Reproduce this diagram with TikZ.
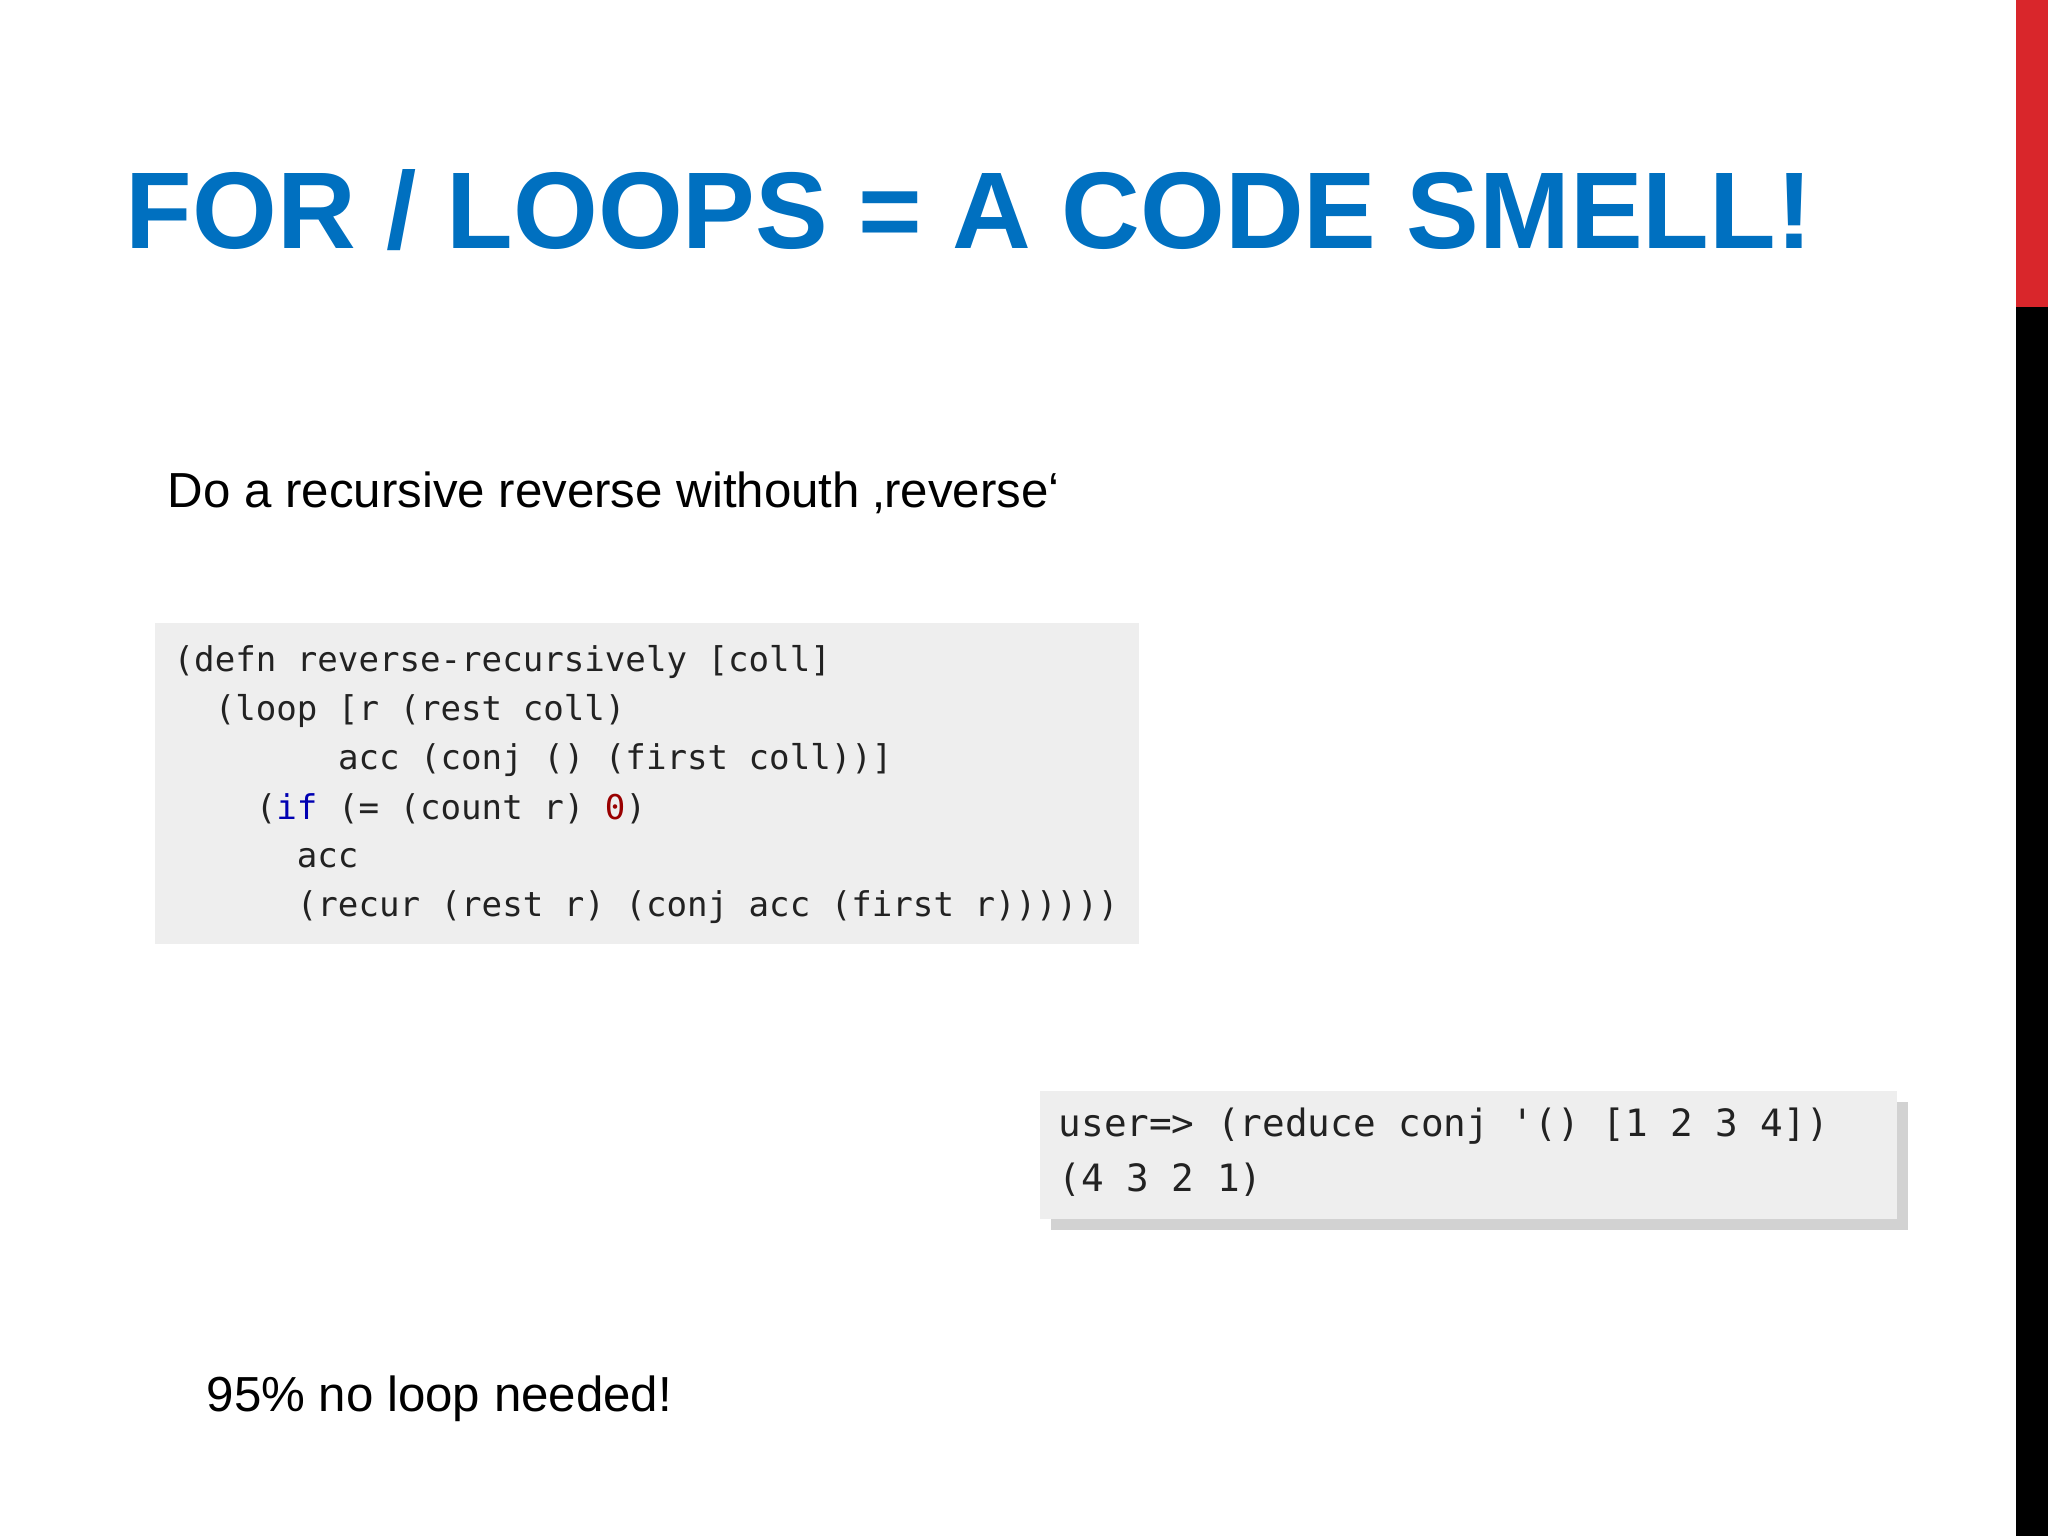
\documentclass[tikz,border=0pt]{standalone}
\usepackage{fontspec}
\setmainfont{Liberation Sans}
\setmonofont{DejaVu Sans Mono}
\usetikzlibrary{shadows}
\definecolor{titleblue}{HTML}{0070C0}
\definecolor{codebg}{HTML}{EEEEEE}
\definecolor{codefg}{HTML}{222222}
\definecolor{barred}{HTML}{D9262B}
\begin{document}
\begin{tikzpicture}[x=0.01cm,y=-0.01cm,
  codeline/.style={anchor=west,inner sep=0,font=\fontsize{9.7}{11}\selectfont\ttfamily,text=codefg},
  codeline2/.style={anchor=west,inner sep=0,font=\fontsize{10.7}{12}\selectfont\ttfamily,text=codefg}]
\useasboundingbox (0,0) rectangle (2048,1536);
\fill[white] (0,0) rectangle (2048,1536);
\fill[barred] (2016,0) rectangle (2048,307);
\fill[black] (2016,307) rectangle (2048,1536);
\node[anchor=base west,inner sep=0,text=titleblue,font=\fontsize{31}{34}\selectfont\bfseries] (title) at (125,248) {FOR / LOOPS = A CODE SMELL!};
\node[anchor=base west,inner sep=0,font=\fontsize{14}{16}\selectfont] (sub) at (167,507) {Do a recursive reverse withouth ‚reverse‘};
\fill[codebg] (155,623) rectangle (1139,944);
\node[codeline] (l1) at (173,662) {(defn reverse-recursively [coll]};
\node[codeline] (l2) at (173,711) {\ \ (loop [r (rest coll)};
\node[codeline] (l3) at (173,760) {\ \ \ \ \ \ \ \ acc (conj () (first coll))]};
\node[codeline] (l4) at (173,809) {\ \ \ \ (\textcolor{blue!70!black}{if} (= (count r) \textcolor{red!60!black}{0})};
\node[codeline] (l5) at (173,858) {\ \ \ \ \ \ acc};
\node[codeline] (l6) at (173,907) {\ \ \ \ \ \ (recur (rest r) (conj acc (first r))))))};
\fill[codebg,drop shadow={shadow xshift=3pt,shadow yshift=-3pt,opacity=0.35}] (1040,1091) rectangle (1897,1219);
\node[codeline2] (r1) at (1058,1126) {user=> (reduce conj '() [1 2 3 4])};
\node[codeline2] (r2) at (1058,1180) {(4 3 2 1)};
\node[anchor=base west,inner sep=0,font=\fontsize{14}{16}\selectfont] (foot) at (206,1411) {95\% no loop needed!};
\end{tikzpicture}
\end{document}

• Written request
Every line should be retyped exactly, with the pictures omitted.

• Task result
Reproduce this diagram with TikZ.
\documentclass[tikz,border=0pt]{standalone}
\usepackage{fontspec}
\setmainfont{Liberation Sans}
\setmonofont{DejaVu Sans Mono}
\usetikzlibrary{shadows}
\definecolor{titleblue}{HTML}{0070C0}
\definecolor{codebg}{HTML}{EEEEEE}
\definecolor{codefg}{HTML}{222222}
\definecolor{barred}{HTML}{D9262B}
\begin{document}
\begin{tikzpicture}[x=0.01cm,y=-0.01cm,
  codeline/.style={anchor=west,inner sep=0,font=\fontsize{9.7}{11}\selectfont\ttfamily,text=codefg},
  codeline2/.style={anchor=west,inner sep=0,font=\fontsize{10.7}{12}\selectfont\ttfamily,text=codefg}]
\useasboundingbox (0,0) rectangle (2048,1536);
\fill[white] (0,0) rectangle (2048,1536);
\fill[barred] (2016,0) rectangle (2048,307);
\fill[black] (2016,307) rectangle (2048,1536);
\node[anchor=base west,inner sep=0,text=titleblue,font=\fontsize{31}{34}\selectfont\bfseries] (title) at (125,248) {FOR / LOOPS = A CODE SMELL!};
\node[anchor=base west,inner sep=0,font=\fontsize{14}{16}\selectfont] (sub) at (167,507) {Do a recursive reverse withouth ‚reverse‘};
\fill[codebg] (155,623) rectangle (1139,944);
\node[codeline] (l1) at (173,662) {(defn reverse-recursively [coll]};
\node[codeline] (l2) at (173,711) {\ \ (loop [r (rest coll)};
\node[codeline] (l3) at (173,760) {\ \ \ \ \ \ \ \ acc (conj () (first coll))]};
\node[codeline] (l4) at (173,809) {\ \ \ \ (\textcolor{blue!70!black}{if} (= (count r) \textcolor{red!60!black}{0})};
\node[codeline] (l5) at (173,858) {\ \ \ \ \ \ acc};
\node[codeline] (l6) at (173,907) {\ \ \ \ \ \ (recur (rest r) (conj acc (first r))))))};
\fill[codebg,drop shadow={shadow xshift=3pt,shadow yshift=-3pt,opacity=0.35}] (1040,1091) rectangle (1897,1219);
\node[codeline2] (r1) at (1058,1126) {user=> (reduce conj '() [1 2 3 4])};
\node[codeline2] (r2) at (1058,1180) {(4 3 2 1)};
\node[anchor=base west,inner sep=0,font=\fontsize{14}{16}\selectfont] (foot) at (206,1411) {95\% no loop needed!};
\end{tikzpicture}
\end{document}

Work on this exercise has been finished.